The Spoke and DMZ VNET Connections' Association and Propagation are shown below:
Because of the tight control of Propagation, prior to Static Routes being defined, Branch and VNETs cannot reach other, though they can both reach the NVA. Below demonstrates how a Spoke VM can reach a Remote Spoke VM (172.24.1.4) and the DMZ NVA (172.22.2.4) but cannot reach OnPrem (10.3.1.4):
Below demonstrates how OnPrem can reach the DMZ NVA (172.22.2.4) but cannot reach the Spoke VM (172.17.1.4)
Snapshots of the vHub Route Tables confirm the RT-DMZ Custom Route Table can see both OnPrem (10 and 192 networks) and Spoke (172.17.0.0/22). However, the VNET Custom Route Table RT-VNET and Default Route Table can see only itself and the DMZ prefix BUT not each other.
Static Routes are now defined in the RT-VNET Custom Route Table for OnPrem prefixes, pointing to the DMZ Connection. Similarly, Static Route is defined in the Default Route Table for the VNET aggregate prefix, pointing to the DMZ Connection. Once these Static Routes are defined, Spoke VNET will have reachability to OnPrem via DMZ. Similarly, OnPrem will have reachability to the Spoke VNET via DMZ. Below shows the Next Hop IP for Static Route:
With the Static Routes defined in the RT-VNET Custom Route Table for the OnPrem prefixes, RT-VNET custom route table now shows the entries, and the Spoke (associated with RT-VNET) will now have reachability to OnPrem via DMZ.
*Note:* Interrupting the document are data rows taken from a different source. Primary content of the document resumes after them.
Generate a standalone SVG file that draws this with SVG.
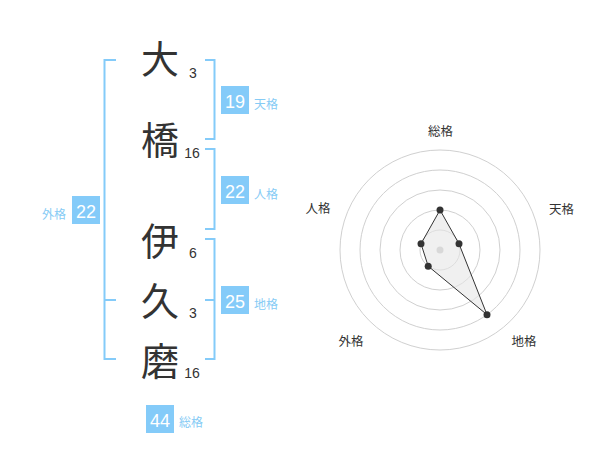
<svg xmlns="http://www.w3.org/2000/svg" width="600" height="470" viewBox="0 0 600 470">
<style>
.ch{font-family:"Noto Sans CJK JP","Noto Sans CJK SC",sans-serif;font-size:38px;fill:#333;text-anchor:middle}
.st{font-family:"Liberation Sans",Arial,sans-serif;font-size:14px;fill:#333;text-anchor:middle}
.box{fill:#84cbf9}
.bn{font-family:"Liberation Sans",Arial,sans-serif;font-size:18px;fill:#fff;text-anchor:middle}
.bl{font-family:"Noto Sans CJK JP",sans-serif;font-size:12px;fill:#86cbf5}
.br{fill:none;stroke:#84cbf9;stroke-width:2}
.ring{fill:none;stroke:#d0d0d0;stroke-width:1}
.rl{font-family:"Noto Sans CJK JP",sans-serif;font-size:12.5px;fill:#333;text-anchor:middle}
.pt{fill:#333}
</style>
<rect width="600" height="470" fill="#fff"/>
<g id="connectors">
<path class="br" d="M116,60 H104.5 V359 H116 M104.5,300 H116"/>
<path class="br" d="M205,60 H214.5 V139 H205"/>
<path class="br" d="M205,149 H214.5 V229 H205"/>
<path class="br" d="M205,239 H214.5 V359 H205 M205,300 H214.5"/>
</g>
<g id="char-1"><text class="ch" x="160" y="73">大</text><text class="st" x="193" y="77.5">3</text></g>
<g id="char-2"><text class="ch" x="160" y="153.5">橋</text><text class="st" x="192" y="158">16</text></g>
<g id="char-3"><text class="ch" x="160" y="254.5">伊</text><text class="st" x="193" y="257.5">6</text></g>
<g id="char-4"><text class="ch" x="160" y="314.5">久</text><text class="st" x="193" y="317.5">3</text></g>
<g id="char-5"><text class="ch" x="160" y="374.5">磨</text><text class="st" x="192" y="377.5">16</text></g>
<g id="tenkaku"><rect class="box" x="221" y="86" width="28" height="28"/><text class="bn" x="235" y="107.5">19</text><text class="bl" x="254" y="108.5">天格</text></g>
<g id="jinkaku"><rect class="box" x="221" y="176" width="28" height="28"/><text class="bn" x="235" y="197.5">22</text><text class="bl" x="254" y="198.5">人格</text></g>
<g id="chikaku"><rect class="box" x="221" y="286" width="28" height="28"/><text class="bn" x="235" y="307.5">25</text><text class="bl" x="254" y="308.5">地格</text></g>
<g id="gaikaku"><rect class="box" x="72" y="196" width="28" height="28"/><text class="bn" x="86" y="217.5">22</text><text class="bl" x="66" y="218.5" text-anchor="end">外格</text></g>
<g id="soukaku"><rect class="box" x="146" y="405" width="28" height="28"/><text class="bn" x="160" y="426.5">44</text><text class="bl" x="179" y="427">総格</text></g>
<g id="radar">
<circle class="ring" cx="440" cy="250" r="100"/>
<circle class="ring" cx="440" cy="250" r="80"/>
<circle class="ring" cx="440" cy="250" r="60"/>
<circle class="ring" cx="440" cy="250" r="40"/>
<circle class="ring" cx="440" cy="250" r="20"/>
<circle cx="440" cy="250" r="3.5" fill="#c4c4c4"/>
<polygon points="440,210 459,243.8 487,314.7 428.2,266.2 421,243.8" fill="#e6e6e6" fill-opacity="0.6" stroke="#333" stroke-width="1"/>
<circle class="pt" cx="440" cy="210" r="3.5"/>
<circle class="pt" cx="459" cy="243.8" r="3.5"/>
<circle class="pt" cx="487" cy="314.7" r="3.5"/>
<circle class="pt" cx="428.2" cy="266.2" r="3.5"/>
<circle class="pt" cx="421" cy="243.8" r="3.5"/>
<text class="rl" x="440.5" y="135.5">総格</text>
<text class="rl" x="561.5" y="213.5">天格</text>
<text class="rl" x="524" y="345.5">地格</text>
<text class="rl" x="351" y="345.5">外格</text>
<text class="rl" x="318" y="212.5">人格</text>
</g>
</svg>
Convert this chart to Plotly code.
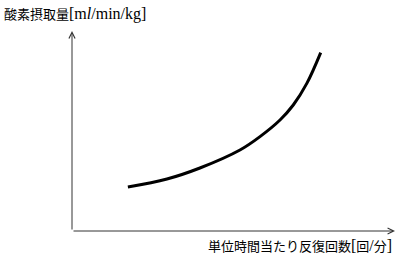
import plotly.graph_objects as go

# curve values (arbitrary units)
rate = [17.3, 29.4, 39.6, 52.0, 58.2, 64.4, 68.5, 72.7, 77.0]
vo2 = [22.0, 26.0, 31.5, 40.5, 47.2, 55.5, 63.0, 73.8, 89.2]

L = "<span style='font-size:16px'>"
E = "</span>"
y_title = "酸素摂取量" + L + "[m<i>l</i>/min/kg]" + E
x_title = "単位時間当たり反復回数" + L + "[" + E + "回" + L + "/" + E + "分" + L + "]" + E

FONT = "Liberation Serif, Noto Sans CJK JP, serif"

fig = go.Figure()
fig.add_trace(go.Scatter(x=rate, y=vo2, mode="lines",
                         line=dict(color="black", width=3, shape="spline", smoothing=1.0),
                         hoverinfo="skip", showlegend=False))

axis_common = dict(showgrid=False, zeroline=False, showticklabels=False, ticks="",
                   showline=False, fixedrange=True)
fig.update_layout(
    width=400, height=261,
    margin=dict(l=72, r=5, t=31, b=30),
    paper_bgcolor="white", plot_bgcolor="white",
    xaxis=dict(range=[0, 100], **axis_common),
    yaxis=dict(range=[0, 100], **axis_common),
    annotations=[
        # y axis arrow
        dict(x=0, y=100, ax=0, ay=0, xref="x", yref="y", axref="x", ayref="y",
             showarrow=True, arrowhead=5, arrowsize=1.2, arrowwidth=1, arrowcolor="#333", text=""),
        # x axis arrow
        dict(x=100, y=0, ax=0, ay=0, xref="x", yref="y", axref="x", ayref="y",
             showarrow=True, arrowhead=5, arrowsize=1.2, arrowwidth=1, arrowcolor="#333", text=""),
        dict(text=y_title, xref="paper", yref="paper", x=-70/323, y=1.14,
             xanchor="left", yanchor="top", showarrow=False,
             font=dict(family=FONT, size=13, color="black")),
        dict(text=x_title, xref="paper", yref="paper", x=0.997, y=-0.07,
             xanchor="right", yanchor="middle", showarrow=False,
             font=dict(family=FONT, size=13, color="black")),
    ],
)

fig.write_html("out.html")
Similarly, once the Static Route is defined in the Default Route Table for the VNET supernet, the Default Route Table now shows that entry in the Route Table, and OnPrem now has reachability to the VNETs via DMZ.
Traceroute validates VNET to OnPrem is going via NVA (172.22.2.4), as well as the reverse OnPrem to VNET is going via NVA (172.22.2.4).